## Task to carry out
Only the lines from the line containing "What Chart.js code" through the line containing "['FEM\u2212T3', 'SPQ4', 'NSPE\u2212T3', 'NSPE\u2212Q4'];" should be reproduced, please, with no pictures.

## Provided material

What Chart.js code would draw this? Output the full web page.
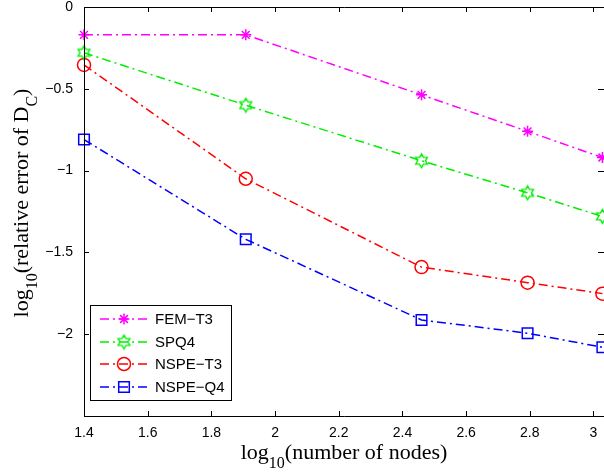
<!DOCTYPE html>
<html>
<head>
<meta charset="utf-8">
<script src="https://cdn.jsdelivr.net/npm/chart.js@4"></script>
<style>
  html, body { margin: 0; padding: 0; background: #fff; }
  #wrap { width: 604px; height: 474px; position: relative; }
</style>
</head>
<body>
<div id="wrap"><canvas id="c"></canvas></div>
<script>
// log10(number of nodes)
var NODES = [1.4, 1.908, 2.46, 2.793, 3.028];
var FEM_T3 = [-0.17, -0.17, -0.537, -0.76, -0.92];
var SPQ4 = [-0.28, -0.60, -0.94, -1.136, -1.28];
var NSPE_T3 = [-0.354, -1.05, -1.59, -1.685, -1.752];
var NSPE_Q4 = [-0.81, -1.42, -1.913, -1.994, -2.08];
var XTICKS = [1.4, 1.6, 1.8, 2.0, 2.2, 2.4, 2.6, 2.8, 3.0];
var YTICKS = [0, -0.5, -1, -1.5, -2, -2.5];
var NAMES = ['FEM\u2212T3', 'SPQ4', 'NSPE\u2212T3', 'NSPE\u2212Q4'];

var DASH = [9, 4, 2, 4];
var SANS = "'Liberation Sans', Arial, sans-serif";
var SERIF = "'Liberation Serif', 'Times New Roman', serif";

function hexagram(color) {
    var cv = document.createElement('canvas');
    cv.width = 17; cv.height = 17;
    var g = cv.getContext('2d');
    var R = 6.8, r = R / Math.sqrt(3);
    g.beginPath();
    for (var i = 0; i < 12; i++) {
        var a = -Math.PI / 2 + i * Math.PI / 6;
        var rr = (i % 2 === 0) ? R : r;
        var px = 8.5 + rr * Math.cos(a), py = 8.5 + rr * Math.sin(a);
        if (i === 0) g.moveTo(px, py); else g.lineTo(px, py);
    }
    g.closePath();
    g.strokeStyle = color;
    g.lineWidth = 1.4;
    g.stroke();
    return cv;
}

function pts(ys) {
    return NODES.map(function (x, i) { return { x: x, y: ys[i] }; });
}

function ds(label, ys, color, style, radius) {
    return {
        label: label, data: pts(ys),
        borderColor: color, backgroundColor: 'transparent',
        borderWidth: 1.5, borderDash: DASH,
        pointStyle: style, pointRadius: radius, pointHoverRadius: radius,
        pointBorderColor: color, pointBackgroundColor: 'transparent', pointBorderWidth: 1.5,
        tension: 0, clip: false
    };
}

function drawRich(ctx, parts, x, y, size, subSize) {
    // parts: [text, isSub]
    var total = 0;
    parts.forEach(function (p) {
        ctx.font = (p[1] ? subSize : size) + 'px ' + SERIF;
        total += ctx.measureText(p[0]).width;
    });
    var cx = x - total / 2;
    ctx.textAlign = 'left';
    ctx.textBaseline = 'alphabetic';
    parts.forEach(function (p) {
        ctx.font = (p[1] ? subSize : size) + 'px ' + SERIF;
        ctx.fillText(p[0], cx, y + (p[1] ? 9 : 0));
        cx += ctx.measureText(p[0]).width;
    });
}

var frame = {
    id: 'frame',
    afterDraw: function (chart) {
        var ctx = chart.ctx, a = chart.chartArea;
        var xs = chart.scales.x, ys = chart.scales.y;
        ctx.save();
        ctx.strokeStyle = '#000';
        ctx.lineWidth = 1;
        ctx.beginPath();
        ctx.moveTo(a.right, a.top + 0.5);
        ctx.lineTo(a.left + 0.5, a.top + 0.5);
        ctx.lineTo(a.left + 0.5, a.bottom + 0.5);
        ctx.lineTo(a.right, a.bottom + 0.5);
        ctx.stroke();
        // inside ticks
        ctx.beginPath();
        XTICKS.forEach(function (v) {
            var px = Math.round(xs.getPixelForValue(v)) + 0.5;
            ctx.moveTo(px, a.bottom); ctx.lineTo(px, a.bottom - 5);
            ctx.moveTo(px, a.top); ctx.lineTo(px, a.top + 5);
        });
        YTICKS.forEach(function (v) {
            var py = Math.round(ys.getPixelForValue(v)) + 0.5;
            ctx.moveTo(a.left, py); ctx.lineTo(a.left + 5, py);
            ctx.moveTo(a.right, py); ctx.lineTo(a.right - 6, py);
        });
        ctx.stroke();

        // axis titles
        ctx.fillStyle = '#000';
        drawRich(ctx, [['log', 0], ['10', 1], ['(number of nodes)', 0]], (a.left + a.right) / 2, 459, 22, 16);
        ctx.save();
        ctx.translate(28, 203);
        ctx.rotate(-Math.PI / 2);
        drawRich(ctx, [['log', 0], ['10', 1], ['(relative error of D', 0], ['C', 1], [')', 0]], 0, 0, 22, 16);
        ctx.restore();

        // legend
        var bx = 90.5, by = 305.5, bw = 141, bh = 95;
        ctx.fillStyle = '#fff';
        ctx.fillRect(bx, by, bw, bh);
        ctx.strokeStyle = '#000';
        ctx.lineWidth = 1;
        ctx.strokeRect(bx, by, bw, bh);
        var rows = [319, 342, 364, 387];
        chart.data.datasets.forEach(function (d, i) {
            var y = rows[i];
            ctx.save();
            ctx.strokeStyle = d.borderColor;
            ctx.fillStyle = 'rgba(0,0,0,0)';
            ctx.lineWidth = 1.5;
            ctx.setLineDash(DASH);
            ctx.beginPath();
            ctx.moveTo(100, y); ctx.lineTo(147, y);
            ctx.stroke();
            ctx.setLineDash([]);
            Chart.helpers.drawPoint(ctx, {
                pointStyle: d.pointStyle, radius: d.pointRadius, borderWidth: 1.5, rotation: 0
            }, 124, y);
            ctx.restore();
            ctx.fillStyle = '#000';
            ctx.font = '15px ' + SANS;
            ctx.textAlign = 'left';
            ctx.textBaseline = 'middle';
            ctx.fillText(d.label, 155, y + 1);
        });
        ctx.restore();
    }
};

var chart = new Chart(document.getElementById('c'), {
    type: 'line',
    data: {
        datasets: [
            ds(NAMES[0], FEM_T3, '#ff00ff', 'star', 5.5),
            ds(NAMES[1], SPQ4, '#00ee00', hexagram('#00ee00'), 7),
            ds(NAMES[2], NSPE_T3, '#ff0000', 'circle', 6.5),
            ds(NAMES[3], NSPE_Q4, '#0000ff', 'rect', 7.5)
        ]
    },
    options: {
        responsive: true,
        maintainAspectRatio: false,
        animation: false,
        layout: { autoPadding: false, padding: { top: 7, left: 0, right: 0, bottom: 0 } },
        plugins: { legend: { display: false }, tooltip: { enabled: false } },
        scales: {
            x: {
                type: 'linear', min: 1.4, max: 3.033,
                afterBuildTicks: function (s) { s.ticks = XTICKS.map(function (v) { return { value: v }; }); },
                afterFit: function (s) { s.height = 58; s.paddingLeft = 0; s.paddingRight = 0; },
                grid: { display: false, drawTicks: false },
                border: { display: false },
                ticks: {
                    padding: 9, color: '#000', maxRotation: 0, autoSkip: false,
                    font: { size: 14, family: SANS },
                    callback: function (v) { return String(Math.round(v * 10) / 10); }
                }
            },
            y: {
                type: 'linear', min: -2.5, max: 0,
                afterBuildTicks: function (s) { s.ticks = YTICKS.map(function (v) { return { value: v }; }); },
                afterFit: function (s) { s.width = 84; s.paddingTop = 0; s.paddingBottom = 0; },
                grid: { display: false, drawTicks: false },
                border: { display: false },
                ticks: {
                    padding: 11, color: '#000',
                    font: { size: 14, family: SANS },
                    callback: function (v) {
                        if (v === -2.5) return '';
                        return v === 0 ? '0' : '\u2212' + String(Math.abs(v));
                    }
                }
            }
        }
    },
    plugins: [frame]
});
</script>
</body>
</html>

==

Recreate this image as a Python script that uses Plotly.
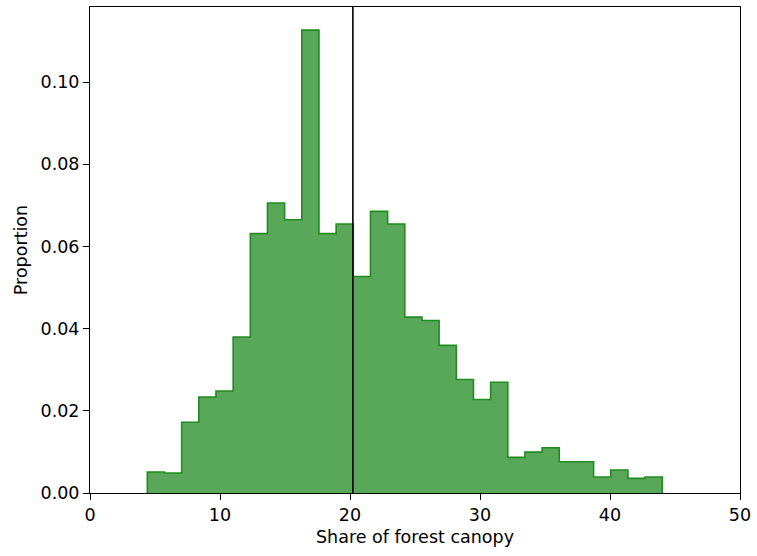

...

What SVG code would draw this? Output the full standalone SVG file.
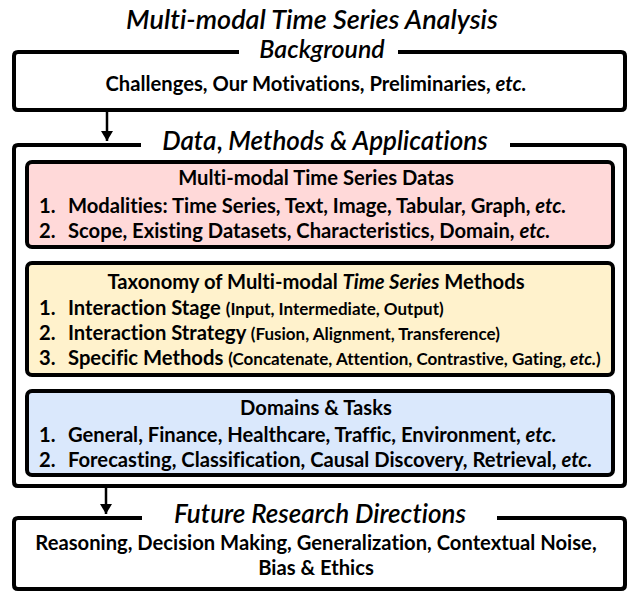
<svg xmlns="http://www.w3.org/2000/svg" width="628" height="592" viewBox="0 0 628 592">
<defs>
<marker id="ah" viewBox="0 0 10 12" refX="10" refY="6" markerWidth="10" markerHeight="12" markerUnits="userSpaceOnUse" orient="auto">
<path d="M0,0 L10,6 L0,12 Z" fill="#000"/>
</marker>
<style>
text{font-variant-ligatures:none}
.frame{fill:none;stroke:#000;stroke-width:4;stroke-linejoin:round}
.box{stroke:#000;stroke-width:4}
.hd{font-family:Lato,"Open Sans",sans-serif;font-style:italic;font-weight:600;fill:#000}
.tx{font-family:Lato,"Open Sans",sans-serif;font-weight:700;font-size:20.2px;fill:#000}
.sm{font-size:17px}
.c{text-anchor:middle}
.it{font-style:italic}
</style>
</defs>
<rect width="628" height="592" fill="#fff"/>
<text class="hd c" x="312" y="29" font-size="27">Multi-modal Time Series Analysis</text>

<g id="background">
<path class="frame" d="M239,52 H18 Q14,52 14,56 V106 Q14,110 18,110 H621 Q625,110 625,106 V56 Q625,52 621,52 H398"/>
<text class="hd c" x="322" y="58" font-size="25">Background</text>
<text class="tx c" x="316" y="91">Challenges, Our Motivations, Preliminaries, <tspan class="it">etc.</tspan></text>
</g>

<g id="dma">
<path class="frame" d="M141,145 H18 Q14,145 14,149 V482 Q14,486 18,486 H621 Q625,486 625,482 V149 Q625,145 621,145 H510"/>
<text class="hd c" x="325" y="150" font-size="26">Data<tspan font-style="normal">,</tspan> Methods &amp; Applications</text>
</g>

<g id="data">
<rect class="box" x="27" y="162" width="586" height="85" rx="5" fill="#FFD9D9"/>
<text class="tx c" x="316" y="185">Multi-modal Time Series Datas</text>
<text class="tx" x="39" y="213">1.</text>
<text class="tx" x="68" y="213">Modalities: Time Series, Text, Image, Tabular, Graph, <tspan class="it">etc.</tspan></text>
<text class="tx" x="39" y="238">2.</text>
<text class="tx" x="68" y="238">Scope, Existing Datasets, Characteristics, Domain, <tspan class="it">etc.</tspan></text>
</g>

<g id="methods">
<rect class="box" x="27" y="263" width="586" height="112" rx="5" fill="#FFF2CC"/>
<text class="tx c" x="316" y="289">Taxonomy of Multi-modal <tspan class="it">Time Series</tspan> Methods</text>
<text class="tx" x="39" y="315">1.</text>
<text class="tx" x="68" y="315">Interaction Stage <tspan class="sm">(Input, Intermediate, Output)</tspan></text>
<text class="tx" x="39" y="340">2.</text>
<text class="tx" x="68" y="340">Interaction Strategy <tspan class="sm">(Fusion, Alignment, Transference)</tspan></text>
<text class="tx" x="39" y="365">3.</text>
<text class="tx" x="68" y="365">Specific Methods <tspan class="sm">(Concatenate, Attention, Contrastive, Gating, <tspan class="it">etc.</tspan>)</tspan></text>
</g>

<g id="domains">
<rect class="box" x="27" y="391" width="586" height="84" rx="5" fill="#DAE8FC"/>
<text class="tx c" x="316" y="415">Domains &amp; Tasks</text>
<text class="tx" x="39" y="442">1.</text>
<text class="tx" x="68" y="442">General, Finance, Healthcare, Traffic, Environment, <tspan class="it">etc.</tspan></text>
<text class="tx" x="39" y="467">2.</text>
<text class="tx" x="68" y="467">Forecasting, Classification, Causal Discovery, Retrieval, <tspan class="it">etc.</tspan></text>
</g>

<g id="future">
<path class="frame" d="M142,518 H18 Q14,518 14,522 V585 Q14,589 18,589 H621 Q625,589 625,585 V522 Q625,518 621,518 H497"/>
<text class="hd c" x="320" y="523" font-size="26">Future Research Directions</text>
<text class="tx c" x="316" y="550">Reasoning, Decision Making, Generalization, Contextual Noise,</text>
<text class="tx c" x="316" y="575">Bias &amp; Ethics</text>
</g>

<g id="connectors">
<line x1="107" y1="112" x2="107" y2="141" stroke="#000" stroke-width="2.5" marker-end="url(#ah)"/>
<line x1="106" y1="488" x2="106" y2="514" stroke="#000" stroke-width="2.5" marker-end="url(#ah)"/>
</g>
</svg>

## Solution to this problem
What Chart.js code would draw this? Output the full web page.
<!DOCTYPE html>
<html>
<head>
<meta charset="utf-8">
<script src="https://cdn.jsdelivr.net/npm/chart.js@4"></script>
<style>
  html, body { margin: 0; padding: 0; background: #fff; }
  #wrap { width: 604px; height: 474px; position: relative; }
</style>
</head>
<body>
<div id="wrap"><canvas id="c"></canvas></div>
<script>
// log10(number of nodes)
var NODES = [1.4, 1.908, 2.46, 2.793, 3.028];
var FEM_T3 = [-0.17, -0.17, -0.537, -0.76, -0.92];
var SPQ4 = [-0.28, -0.60, -0.94, -1.136, -1.28];
var NSPE_T3 = [-0.354, -1.05, -1.59, -1.685, -1.752];
var NSPE_Q4 = [-0.81, -1.42, -1.913, -1.994, -2.08];
var XTICKS = [1.4, 1.6, 1.8, 2.0, 2.2, 2.4, 2.6, 2.8, 3.0];
var YTICKS = [0, -0.5, -1, -1.5, -2, -2.5];
var NAMES = ['FEM\u2212T3', 'SPQ4', 'NSPE\u2212T3', 'NSPE\u2212Q4'];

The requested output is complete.